SUPPLIED INFORMATION ▸
-------------------------

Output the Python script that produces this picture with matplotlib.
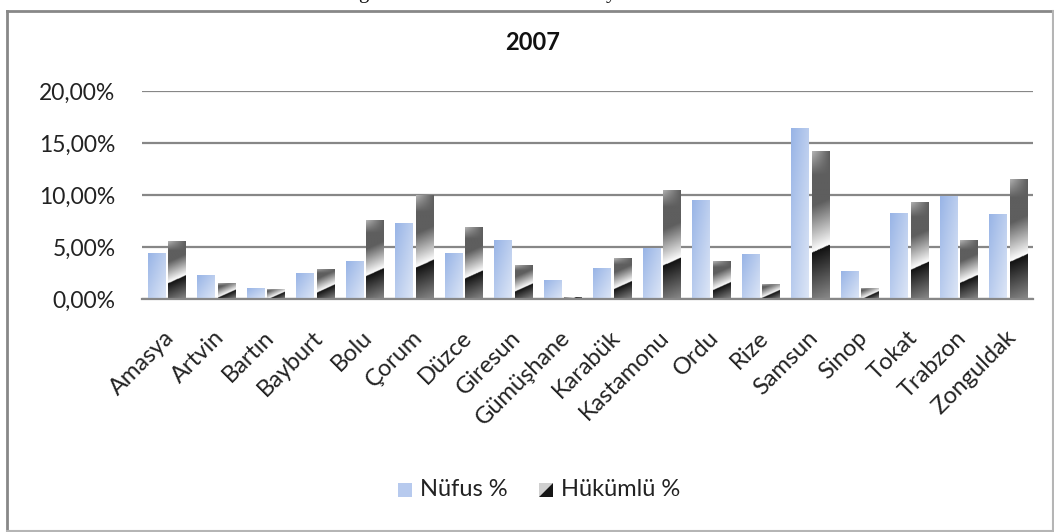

-------------------------

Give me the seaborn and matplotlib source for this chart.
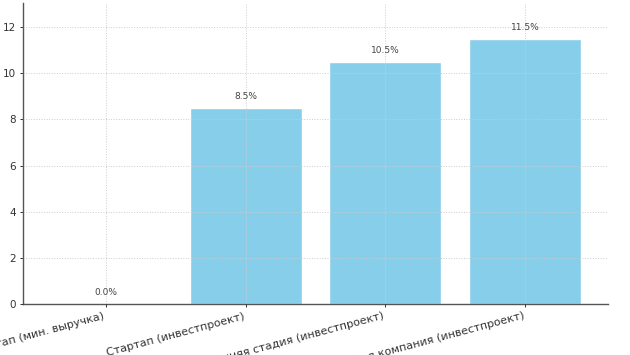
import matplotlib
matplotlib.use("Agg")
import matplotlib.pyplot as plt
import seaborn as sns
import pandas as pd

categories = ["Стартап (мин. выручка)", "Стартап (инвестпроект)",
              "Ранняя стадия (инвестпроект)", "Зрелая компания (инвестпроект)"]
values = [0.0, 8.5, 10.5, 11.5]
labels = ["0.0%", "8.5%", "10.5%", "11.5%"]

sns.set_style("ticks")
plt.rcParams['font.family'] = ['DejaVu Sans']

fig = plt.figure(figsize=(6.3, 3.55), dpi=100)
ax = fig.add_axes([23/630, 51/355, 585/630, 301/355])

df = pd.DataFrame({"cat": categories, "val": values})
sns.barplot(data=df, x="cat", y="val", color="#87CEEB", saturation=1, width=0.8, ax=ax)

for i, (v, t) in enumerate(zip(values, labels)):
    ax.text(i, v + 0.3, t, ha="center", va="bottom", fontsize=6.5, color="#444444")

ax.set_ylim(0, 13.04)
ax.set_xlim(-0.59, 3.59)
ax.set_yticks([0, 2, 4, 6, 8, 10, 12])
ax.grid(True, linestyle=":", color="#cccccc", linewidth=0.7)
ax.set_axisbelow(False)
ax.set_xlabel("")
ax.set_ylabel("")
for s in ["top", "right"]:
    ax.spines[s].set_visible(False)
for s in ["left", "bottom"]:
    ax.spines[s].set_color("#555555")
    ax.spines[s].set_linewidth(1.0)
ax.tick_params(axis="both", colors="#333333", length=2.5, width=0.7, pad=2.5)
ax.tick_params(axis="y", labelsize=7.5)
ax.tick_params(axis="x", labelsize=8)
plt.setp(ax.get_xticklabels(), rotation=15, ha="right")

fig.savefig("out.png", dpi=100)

-------------------------

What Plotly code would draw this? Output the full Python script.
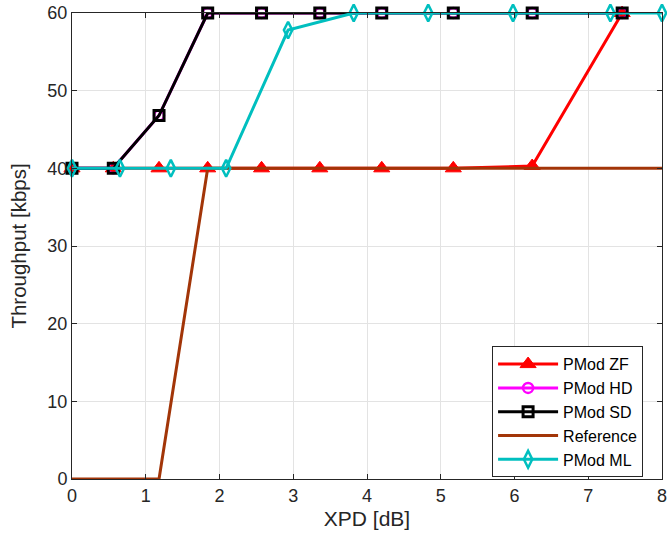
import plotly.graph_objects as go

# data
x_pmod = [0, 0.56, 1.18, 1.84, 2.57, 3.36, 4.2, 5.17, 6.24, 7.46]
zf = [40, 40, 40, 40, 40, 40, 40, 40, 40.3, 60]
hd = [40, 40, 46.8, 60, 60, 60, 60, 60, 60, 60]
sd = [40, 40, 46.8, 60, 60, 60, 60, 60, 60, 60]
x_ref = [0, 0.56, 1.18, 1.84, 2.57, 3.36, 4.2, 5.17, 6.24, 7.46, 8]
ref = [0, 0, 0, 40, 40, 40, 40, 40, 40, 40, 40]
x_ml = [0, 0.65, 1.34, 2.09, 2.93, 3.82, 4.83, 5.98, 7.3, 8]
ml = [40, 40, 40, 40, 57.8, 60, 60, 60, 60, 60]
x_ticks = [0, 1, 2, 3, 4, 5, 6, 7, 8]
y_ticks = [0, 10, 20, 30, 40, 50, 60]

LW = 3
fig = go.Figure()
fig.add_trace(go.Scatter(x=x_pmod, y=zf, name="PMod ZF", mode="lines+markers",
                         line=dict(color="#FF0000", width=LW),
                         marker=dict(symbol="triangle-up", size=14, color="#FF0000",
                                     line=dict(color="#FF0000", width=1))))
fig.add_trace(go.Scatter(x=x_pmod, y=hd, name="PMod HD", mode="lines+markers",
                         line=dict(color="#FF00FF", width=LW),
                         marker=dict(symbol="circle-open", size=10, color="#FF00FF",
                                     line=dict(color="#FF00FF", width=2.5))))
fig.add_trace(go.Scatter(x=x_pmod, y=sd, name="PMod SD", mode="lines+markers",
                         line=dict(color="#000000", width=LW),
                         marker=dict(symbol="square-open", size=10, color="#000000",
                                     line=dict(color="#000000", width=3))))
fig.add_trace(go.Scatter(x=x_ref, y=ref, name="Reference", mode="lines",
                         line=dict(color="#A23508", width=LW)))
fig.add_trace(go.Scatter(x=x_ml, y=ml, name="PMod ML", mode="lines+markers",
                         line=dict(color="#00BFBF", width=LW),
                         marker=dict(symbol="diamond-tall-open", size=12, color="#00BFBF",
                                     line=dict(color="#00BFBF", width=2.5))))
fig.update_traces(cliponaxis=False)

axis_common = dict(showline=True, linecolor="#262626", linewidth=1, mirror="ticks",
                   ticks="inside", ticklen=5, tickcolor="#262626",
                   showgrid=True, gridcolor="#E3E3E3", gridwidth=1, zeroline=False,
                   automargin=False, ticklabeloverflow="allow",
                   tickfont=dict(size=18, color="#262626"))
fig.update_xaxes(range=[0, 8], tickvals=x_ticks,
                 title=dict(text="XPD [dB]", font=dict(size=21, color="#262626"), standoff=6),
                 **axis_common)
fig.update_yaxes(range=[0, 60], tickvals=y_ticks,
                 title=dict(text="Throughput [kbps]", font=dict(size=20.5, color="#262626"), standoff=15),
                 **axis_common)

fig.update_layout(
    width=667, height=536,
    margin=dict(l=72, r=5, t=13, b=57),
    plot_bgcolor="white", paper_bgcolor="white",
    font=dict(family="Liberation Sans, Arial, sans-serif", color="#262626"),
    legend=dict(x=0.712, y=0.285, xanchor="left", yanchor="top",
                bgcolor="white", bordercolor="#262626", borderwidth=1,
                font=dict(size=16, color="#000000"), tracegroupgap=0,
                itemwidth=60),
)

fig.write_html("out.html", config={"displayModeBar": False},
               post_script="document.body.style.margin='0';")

-------------------------

JOB ▸ Extract the part of the records that opens with the line containing "Give me the" and closes with the line containing "ax = fig.add_axes([23/630, 51/355, 585/630, 301/355])". Take only those lines, exactly, and no pictures.

EXERCISE RESULT ▸
Give me the seaborn and matplotlib source for this chart.
import matplotlib
matplotlib.use("Agg")
import matplotlib.pyplot as plt
import seaborn as sns
import pandas as pd

categories = ["Стартап (мин. выручка)", "Стартап (инвестпроект)",
              "Ранняя стадия (инвестпроект)", "Зрелая компания (инвестпроект)"]
values = [0.0, 8.5, 10.5, 11.5]
labels = ["0.0%", "8.5%", "10.5%", "11.5%"]

sns.set_style("ticks")
plt.rcParams['font.family'] = ['DejaVu Sans']

fig = plt.figure(figsize=(6.3, 3.55), dpi=100)
ax = fig.add_axes([23/630, 51/355, 585/630, 301/355])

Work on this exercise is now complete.